BEIJING (AP) ? China has promised Taiwanese investors up to $95 billion in loans from state banks as it tries to build closer ties with the self-ruled island that Beijing claims as its own territory.
The director of the Cabinet's Taiwan Affairs Office made the announcement at a weekend forum on mainland-Taiwan relations, according to the official Xinhua News Agency.
The two sides separated in 1949 amid civil war and have no official ties but are rapidly building commercial relations. The communist mainland has announced a series of concessions in recent years to Taiwanese companies and farmers in an effort to build public support on the island for eventual unification.
Four state banks will offer credit totaling 600 billion yuan ($95 billion) to Taiwanese-invested mainland businesses, the official, Wang Yi, was cited as saying at the forum in the southeastern port of Xiamen, which faces Taiwan.
The pledge comes amid a mini-stimulus launched by Beijing to reverse an economic slump with more spending on building airports and other public works and promises of more bank loans to private companies to generate jobs.
The mainland is Taiwan's biggest trading partner. The island exported goods worth a total of $124 billion to China last year. Taiwanese companies have invested $130 billion in China over the past two decades and much of the island's labor-intensive manufacturing has shifted to the mainland, where wages are lower.
China is increasingly important to Taiwan as a market as global demand for the island's exports weakens. Mainland Chinese investment in Taiwan totaled only $132 million as of last year, due partly to restrictions imposed by the island's government to avoid being dominated by its giant neighbor.
Taiwanese President Ma Ying-jeou, who was re-elected in January, has pursued amicable relations with Beijing. The mainland's President Hu Jintao has tried to woo Taiwanese by showing the economic benefits of closer ties.

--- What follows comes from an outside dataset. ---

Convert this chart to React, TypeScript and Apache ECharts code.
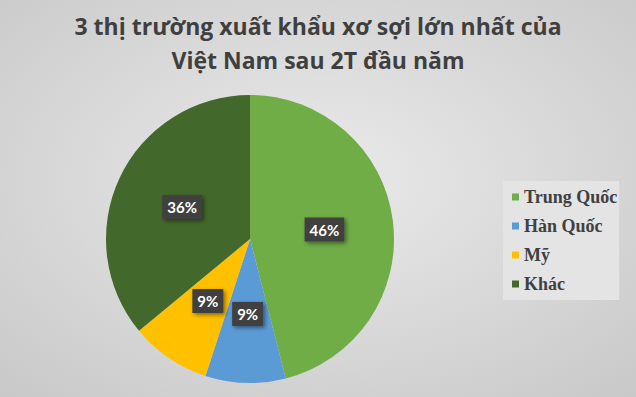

Still, polls in Taiwan indicate no more than 10 percent of its people want political integration with the mainland, while 60 to 70 percent favor the status quo. The rest support formal independence, a step that China says would lead to war.

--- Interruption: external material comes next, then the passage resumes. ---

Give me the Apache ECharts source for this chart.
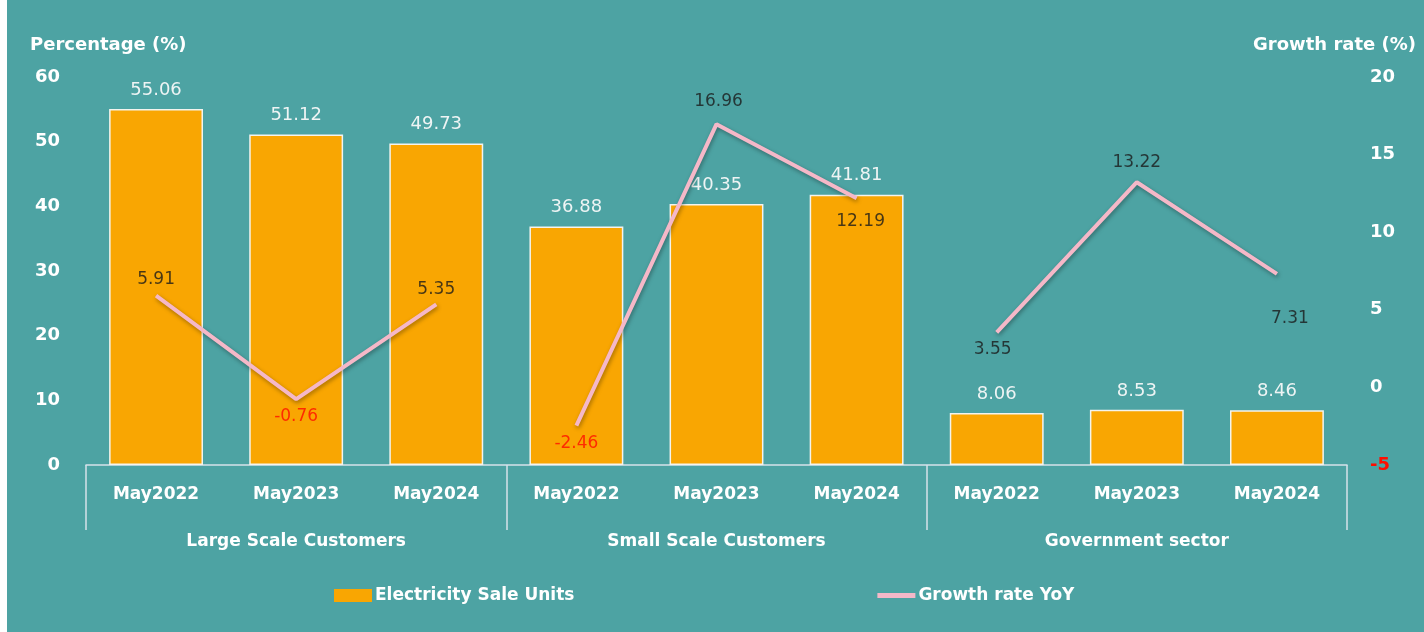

Wang, the Cabinet official, also said Beijing will ease controls on mainland access for Taiwanese and expand rice imports from Taiwan and outbound mainland tourism to the island, according to Xinhua.
The validity of mainland entry permits for Taiwanese will be extended to two years from one, Xinhua said. It said the number of cities where Taiwanese arriving by air can apply for the permit will be expanded to 31 from 28.
A program that allows residents of nine cities in China's southeast to visit Taiwan's outlying islands of Kinmen, Matsu and Penghu will be expanded to 11 additional cities, Wang was cited as saying.
Mainland tourism authorities have set a target of 1.8 million Taiwan-bound tourists this year, according to Xinhua.
Also, the mainland's National Natural Science Foundation of China will launch a fund with an annual budget of 30 million yuan ($4.7 million) to pay for research by scientists across the strait, the report said.